INSTRUCTIONS FOR THE TASK -
In the records below, find the line containing "Emit a LaTeX" and the line containing "(0,0) rectangle (586,379);". Give again exactly those lines and every line between them, omitting the pictures.

EXTRACTED ENTRIES -
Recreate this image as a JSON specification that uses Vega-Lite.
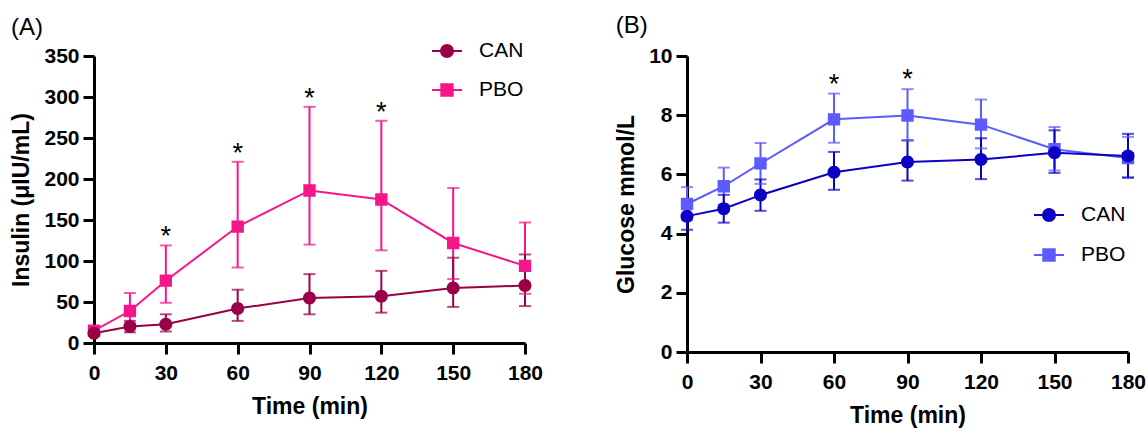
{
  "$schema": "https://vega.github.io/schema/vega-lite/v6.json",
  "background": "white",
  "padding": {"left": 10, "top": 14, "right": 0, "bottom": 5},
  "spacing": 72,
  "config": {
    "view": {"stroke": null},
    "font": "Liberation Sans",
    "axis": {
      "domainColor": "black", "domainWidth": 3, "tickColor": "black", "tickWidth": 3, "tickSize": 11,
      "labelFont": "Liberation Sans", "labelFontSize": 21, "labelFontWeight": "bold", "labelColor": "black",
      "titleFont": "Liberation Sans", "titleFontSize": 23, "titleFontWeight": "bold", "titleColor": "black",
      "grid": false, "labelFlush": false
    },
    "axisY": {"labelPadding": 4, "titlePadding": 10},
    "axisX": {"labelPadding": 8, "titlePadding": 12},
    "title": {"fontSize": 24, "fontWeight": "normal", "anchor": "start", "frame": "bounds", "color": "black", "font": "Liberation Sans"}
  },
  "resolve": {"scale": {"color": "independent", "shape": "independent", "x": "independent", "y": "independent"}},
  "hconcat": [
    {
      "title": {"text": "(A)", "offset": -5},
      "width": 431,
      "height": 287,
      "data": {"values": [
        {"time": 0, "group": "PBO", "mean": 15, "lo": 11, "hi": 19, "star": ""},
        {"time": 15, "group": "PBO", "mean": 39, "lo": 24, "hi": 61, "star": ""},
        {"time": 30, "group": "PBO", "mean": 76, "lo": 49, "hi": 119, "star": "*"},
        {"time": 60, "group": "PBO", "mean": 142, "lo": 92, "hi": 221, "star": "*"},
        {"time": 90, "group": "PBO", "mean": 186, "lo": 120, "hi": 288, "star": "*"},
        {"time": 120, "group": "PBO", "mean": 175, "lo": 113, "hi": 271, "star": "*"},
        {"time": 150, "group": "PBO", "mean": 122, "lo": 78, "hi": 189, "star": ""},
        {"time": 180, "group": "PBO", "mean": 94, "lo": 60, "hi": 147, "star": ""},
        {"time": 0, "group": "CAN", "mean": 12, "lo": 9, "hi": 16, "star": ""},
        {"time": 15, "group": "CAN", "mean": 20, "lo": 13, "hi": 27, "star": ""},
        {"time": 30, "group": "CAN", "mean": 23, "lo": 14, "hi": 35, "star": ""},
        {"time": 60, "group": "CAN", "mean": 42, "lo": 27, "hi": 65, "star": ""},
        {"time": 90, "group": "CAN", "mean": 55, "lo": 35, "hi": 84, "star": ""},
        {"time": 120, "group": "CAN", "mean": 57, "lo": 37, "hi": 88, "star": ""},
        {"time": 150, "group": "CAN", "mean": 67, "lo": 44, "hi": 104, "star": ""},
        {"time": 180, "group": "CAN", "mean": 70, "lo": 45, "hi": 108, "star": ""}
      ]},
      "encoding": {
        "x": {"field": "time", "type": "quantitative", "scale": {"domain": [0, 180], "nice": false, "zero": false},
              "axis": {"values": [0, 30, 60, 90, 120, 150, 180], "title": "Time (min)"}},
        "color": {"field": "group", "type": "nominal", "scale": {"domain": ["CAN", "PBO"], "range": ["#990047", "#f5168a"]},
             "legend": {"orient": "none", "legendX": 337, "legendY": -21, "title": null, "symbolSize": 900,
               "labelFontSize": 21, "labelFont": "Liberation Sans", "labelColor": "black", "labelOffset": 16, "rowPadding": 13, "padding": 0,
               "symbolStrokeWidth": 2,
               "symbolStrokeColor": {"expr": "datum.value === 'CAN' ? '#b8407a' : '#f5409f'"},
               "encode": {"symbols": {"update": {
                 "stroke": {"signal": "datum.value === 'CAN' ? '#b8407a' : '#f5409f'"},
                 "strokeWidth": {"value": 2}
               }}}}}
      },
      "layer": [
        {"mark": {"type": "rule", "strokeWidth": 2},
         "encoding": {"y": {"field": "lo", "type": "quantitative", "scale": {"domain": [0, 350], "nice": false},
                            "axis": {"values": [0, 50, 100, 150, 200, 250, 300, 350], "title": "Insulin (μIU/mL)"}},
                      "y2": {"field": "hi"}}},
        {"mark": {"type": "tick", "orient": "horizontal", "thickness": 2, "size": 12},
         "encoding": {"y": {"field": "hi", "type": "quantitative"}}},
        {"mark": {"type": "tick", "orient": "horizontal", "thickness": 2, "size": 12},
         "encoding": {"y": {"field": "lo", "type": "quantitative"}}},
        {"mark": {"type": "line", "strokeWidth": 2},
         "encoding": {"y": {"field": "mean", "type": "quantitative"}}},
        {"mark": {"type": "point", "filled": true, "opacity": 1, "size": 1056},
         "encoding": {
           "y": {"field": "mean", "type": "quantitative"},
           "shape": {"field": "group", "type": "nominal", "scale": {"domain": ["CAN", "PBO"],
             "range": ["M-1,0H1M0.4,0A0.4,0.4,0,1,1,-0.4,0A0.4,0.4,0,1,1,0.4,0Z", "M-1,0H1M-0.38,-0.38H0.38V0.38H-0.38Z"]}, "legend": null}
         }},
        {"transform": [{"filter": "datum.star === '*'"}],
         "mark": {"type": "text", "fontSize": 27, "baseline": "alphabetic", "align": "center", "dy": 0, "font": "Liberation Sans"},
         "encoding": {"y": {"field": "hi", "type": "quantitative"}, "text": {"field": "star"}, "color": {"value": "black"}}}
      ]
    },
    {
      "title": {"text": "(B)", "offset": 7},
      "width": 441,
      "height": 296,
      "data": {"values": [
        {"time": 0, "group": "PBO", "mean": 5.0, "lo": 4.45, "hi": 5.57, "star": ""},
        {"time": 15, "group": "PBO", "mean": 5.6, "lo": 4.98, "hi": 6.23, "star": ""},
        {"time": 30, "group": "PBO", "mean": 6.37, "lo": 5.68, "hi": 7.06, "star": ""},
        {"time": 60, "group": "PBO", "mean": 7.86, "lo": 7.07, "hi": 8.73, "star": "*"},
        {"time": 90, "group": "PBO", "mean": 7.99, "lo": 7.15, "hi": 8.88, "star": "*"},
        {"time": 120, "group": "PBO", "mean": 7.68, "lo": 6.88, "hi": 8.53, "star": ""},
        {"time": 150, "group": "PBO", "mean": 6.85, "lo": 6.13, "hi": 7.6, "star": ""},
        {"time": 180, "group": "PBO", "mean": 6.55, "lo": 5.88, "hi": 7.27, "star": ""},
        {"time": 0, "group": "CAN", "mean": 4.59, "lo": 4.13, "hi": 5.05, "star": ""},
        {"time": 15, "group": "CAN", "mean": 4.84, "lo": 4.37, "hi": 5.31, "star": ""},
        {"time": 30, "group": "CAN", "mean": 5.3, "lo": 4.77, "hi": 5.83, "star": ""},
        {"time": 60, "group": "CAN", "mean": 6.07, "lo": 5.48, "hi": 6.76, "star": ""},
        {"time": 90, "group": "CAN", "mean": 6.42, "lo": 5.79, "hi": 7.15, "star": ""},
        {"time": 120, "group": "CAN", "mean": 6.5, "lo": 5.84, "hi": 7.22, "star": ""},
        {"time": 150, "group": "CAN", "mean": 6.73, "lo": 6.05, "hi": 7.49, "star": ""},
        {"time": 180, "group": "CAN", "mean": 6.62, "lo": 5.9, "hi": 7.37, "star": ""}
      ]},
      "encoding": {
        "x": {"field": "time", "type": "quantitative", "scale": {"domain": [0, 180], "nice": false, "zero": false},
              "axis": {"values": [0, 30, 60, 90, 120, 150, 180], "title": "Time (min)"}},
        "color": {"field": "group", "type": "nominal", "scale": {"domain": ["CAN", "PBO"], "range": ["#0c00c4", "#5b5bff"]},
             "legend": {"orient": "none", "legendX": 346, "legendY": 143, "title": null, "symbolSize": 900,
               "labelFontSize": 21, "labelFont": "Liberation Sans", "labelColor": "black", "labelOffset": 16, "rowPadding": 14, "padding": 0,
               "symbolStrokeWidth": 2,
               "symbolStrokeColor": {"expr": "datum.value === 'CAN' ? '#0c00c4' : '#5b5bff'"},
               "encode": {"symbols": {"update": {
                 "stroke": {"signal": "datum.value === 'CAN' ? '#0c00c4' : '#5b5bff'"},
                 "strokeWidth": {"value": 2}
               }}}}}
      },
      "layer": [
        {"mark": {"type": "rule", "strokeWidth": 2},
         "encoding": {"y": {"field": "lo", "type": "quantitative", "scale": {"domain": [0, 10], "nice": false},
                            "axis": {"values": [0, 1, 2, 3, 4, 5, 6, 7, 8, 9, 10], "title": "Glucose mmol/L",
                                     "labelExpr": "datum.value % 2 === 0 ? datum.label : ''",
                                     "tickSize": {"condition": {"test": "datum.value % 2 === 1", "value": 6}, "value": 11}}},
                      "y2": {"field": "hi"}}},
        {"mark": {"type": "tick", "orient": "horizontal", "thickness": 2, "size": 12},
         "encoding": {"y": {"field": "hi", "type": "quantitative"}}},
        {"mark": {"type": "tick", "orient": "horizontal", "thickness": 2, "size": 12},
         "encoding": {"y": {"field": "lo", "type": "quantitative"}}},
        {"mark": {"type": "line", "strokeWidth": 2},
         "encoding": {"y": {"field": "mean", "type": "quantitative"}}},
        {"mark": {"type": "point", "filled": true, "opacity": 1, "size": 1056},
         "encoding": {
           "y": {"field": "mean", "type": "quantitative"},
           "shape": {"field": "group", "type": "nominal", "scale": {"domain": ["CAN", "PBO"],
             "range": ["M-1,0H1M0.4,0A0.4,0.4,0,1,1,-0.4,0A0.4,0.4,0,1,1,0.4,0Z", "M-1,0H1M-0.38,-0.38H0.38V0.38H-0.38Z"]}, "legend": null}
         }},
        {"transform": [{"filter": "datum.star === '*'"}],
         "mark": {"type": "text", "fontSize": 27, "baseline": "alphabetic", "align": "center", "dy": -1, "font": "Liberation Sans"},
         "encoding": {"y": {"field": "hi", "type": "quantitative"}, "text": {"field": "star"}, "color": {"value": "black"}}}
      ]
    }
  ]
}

==

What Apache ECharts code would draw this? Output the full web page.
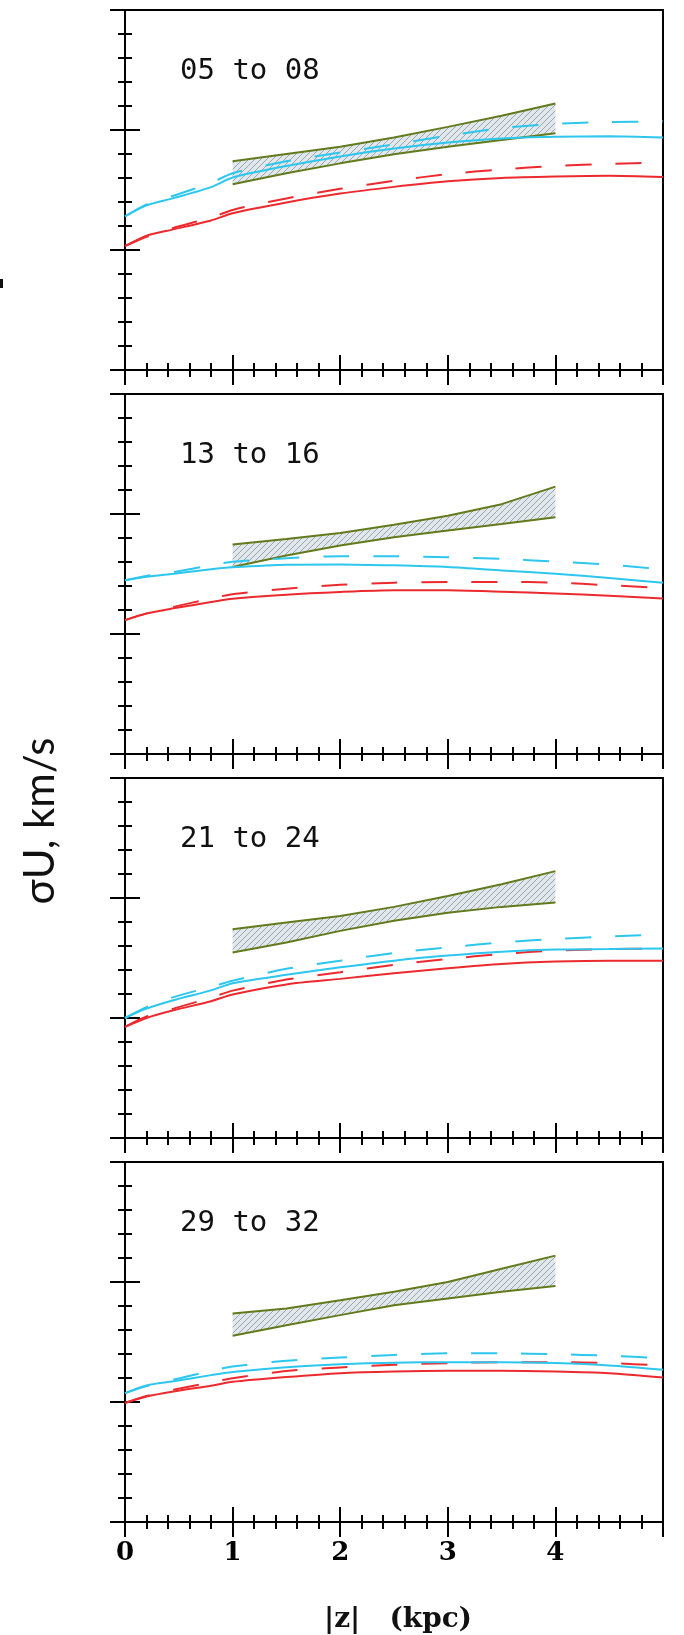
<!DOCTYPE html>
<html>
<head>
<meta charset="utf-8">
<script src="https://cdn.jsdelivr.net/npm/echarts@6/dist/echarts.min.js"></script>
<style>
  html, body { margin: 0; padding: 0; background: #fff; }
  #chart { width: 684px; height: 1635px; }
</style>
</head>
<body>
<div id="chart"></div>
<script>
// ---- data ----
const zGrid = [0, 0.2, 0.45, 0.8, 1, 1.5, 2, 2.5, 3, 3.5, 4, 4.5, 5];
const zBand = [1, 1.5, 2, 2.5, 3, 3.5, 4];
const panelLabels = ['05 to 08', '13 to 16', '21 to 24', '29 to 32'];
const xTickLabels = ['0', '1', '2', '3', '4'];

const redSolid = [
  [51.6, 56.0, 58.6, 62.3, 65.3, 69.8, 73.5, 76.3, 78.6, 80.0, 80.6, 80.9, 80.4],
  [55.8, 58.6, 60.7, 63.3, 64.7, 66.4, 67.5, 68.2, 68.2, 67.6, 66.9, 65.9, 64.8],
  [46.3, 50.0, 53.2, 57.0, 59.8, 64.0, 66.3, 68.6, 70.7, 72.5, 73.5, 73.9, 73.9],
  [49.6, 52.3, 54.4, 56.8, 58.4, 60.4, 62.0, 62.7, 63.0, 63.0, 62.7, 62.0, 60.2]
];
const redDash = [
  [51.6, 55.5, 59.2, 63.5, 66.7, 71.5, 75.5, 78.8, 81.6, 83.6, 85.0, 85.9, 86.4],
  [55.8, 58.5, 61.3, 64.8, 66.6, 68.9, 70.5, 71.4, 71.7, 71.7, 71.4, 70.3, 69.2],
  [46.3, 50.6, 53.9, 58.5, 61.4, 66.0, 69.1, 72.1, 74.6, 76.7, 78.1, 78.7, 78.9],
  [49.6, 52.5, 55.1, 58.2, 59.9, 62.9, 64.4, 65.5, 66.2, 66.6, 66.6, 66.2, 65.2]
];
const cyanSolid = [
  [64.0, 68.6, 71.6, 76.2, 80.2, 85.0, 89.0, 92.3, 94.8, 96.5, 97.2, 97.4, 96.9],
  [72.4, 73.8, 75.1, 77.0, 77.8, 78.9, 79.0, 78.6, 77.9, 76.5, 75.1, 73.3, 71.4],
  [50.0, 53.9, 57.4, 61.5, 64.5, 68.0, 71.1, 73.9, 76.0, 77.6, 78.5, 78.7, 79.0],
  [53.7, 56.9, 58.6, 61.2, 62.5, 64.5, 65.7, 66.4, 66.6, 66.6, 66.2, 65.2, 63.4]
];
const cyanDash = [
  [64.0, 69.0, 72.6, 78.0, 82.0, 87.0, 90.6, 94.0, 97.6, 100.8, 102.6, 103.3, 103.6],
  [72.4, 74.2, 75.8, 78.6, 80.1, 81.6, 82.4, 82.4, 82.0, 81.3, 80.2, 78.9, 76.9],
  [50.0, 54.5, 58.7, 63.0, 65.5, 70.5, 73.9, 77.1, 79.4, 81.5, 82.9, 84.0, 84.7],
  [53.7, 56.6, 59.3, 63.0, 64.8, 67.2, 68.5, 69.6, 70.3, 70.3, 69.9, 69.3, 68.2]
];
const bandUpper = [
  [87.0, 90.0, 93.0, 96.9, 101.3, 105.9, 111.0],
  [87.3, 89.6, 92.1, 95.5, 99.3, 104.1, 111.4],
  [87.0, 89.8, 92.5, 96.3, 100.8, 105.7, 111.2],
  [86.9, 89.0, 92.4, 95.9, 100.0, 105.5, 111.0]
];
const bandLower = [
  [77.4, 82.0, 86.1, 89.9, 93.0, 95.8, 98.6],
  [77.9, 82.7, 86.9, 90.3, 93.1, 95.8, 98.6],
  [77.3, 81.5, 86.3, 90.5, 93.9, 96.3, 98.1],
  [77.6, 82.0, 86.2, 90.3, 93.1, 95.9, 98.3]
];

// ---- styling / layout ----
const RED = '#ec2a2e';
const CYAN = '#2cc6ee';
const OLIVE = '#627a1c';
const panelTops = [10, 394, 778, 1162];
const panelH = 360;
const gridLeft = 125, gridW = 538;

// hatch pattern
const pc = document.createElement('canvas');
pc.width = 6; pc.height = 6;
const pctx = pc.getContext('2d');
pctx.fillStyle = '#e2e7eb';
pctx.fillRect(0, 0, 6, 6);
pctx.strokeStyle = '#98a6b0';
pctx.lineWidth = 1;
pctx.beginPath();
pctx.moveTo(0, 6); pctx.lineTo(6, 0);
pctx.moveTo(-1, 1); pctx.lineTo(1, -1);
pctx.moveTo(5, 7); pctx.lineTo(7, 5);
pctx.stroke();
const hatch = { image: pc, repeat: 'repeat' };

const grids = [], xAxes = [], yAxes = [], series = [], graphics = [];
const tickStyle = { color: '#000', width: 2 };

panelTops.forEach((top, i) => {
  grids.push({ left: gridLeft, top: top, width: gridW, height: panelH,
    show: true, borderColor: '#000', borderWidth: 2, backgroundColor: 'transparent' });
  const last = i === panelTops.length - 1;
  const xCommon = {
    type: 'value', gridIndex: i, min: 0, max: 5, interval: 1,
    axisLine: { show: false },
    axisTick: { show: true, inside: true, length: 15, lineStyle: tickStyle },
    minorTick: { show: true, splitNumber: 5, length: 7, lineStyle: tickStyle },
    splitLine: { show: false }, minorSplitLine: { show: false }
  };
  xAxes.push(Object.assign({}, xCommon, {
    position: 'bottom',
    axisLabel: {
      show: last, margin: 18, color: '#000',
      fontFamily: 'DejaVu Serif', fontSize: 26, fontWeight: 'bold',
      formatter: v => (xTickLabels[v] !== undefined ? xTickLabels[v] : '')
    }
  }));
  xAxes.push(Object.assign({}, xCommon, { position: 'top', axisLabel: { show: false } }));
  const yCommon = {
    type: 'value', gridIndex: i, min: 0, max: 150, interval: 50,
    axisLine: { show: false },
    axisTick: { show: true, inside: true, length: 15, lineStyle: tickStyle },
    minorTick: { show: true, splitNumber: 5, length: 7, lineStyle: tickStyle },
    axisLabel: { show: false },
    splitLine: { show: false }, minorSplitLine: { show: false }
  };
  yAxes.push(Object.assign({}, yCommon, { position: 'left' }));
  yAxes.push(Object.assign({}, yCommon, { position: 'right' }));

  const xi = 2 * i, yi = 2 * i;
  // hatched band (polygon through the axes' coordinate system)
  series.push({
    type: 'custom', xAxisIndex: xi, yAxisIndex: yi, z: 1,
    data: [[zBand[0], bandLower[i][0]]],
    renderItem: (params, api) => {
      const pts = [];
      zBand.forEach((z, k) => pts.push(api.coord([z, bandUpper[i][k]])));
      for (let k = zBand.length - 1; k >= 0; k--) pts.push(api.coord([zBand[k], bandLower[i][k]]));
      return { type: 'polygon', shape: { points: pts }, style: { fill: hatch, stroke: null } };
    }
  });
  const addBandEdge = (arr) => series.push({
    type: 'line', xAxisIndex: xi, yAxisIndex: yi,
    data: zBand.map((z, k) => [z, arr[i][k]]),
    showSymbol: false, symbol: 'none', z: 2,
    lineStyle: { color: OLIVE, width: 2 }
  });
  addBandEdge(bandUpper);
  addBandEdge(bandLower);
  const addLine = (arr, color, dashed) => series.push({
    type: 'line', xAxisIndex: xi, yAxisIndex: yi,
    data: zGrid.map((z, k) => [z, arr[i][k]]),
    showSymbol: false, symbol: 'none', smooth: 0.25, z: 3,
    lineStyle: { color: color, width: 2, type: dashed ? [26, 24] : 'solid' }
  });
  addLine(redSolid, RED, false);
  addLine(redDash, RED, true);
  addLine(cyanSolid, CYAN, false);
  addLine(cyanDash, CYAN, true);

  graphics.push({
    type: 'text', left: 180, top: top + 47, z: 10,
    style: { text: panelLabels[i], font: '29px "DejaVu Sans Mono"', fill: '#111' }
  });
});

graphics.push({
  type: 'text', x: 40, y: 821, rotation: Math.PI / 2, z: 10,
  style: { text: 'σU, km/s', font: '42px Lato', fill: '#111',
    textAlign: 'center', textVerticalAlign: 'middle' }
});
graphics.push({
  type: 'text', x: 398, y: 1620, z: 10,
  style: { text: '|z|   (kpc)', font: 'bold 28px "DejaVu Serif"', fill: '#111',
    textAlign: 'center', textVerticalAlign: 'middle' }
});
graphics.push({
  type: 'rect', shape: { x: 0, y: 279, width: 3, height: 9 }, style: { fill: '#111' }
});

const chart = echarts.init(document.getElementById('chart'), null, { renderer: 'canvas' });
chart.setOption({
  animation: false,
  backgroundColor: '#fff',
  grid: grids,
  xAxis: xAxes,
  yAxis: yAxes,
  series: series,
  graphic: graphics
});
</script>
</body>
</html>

* * *

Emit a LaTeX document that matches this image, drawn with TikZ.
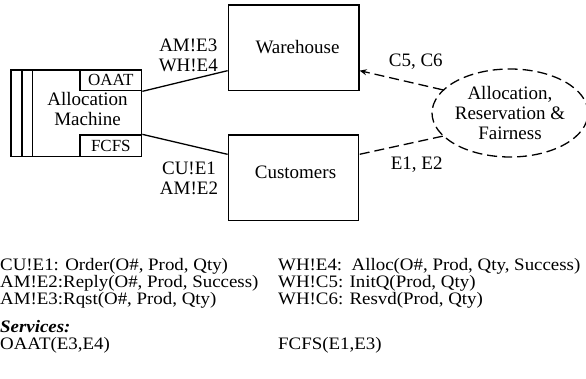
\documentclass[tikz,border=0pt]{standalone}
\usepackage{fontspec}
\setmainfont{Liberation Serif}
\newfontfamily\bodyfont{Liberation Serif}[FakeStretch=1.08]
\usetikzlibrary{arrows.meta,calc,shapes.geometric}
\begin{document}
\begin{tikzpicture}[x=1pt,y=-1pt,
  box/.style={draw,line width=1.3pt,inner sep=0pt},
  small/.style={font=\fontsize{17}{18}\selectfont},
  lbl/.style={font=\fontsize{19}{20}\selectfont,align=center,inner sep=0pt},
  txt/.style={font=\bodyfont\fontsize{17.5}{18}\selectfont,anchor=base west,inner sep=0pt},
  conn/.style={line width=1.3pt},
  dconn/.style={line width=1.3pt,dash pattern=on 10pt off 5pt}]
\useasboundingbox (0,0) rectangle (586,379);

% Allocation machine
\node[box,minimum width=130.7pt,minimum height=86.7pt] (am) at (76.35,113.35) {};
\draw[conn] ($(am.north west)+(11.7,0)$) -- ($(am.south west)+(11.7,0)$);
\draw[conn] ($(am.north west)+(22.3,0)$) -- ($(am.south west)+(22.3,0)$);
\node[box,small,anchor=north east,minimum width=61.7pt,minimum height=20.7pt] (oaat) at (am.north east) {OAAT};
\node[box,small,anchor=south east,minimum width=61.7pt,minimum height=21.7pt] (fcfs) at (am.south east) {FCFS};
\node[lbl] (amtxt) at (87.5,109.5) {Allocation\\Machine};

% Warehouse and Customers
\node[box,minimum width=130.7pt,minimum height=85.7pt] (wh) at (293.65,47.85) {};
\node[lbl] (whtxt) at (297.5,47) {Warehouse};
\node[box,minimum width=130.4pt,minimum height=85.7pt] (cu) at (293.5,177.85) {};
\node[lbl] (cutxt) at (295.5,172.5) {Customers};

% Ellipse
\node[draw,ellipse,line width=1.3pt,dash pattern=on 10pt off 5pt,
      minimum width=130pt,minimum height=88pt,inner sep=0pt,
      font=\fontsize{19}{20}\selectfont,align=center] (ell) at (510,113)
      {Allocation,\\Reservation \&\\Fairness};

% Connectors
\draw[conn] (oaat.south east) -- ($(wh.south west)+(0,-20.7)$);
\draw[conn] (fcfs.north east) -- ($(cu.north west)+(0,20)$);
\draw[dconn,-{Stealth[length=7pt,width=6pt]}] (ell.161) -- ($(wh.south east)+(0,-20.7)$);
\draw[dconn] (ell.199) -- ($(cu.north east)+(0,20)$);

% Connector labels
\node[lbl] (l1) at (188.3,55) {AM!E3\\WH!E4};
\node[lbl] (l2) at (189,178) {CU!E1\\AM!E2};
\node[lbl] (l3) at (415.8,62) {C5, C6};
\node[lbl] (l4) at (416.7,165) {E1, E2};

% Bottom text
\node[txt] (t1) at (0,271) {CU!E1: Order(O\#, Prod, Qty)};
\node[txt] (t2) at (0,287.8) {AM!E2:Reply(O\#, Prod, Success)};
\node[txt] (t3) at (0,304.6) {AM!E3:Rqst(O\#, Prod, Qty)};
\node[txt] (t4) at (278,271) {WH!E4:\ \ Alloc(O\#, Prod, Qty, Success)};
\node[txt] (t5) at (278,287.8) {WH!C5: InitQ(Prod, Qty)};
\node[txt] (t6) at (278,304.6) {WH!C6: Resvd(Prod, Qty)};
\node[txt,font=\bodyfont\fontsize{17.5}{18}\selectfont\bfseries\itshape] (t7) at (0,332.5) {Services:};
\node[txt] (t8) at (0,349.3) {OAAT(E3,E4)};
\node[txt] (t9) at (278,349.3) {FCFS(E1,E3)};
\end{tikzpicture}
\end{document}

WRITTEN ANSWER -
Emit a LaTeX document that matches this image, drawn with TikZ.
\documentclass[tikz,border=0pt]{standalone}
\usepackage{fontspec}
\setmainfont{Liberation Serif}
\newfontfamily\bodyfont{Liberation Serif}[FakeStretch=1.08]
\usetikzlibrary{arrows.meta,calc,shapes.geometric}
\begin{document}
\begin{tikzpicture}[x=1pt,y=-1pt,
  box/.style={draw,line width=1.3pt,inner sep=0pt},
  small/.style={font=\fontsize{17}{18}\selectfont},
  lbl/.style={font=\fontsize{19}{20}\selectfont,align=center,inner sep=0pt},
  txt/.style={font=\bodyfont\fontsize{17.5}{18}\selectfont,anchor=base west,inner sep=0pt},
  conn/.style={line width=1.3pt},
  dconn/.style={line width=1.3pt,dash pattern=on 10pt off 5pt}]
\useasboundingbox (0,0) rectangle (586,379);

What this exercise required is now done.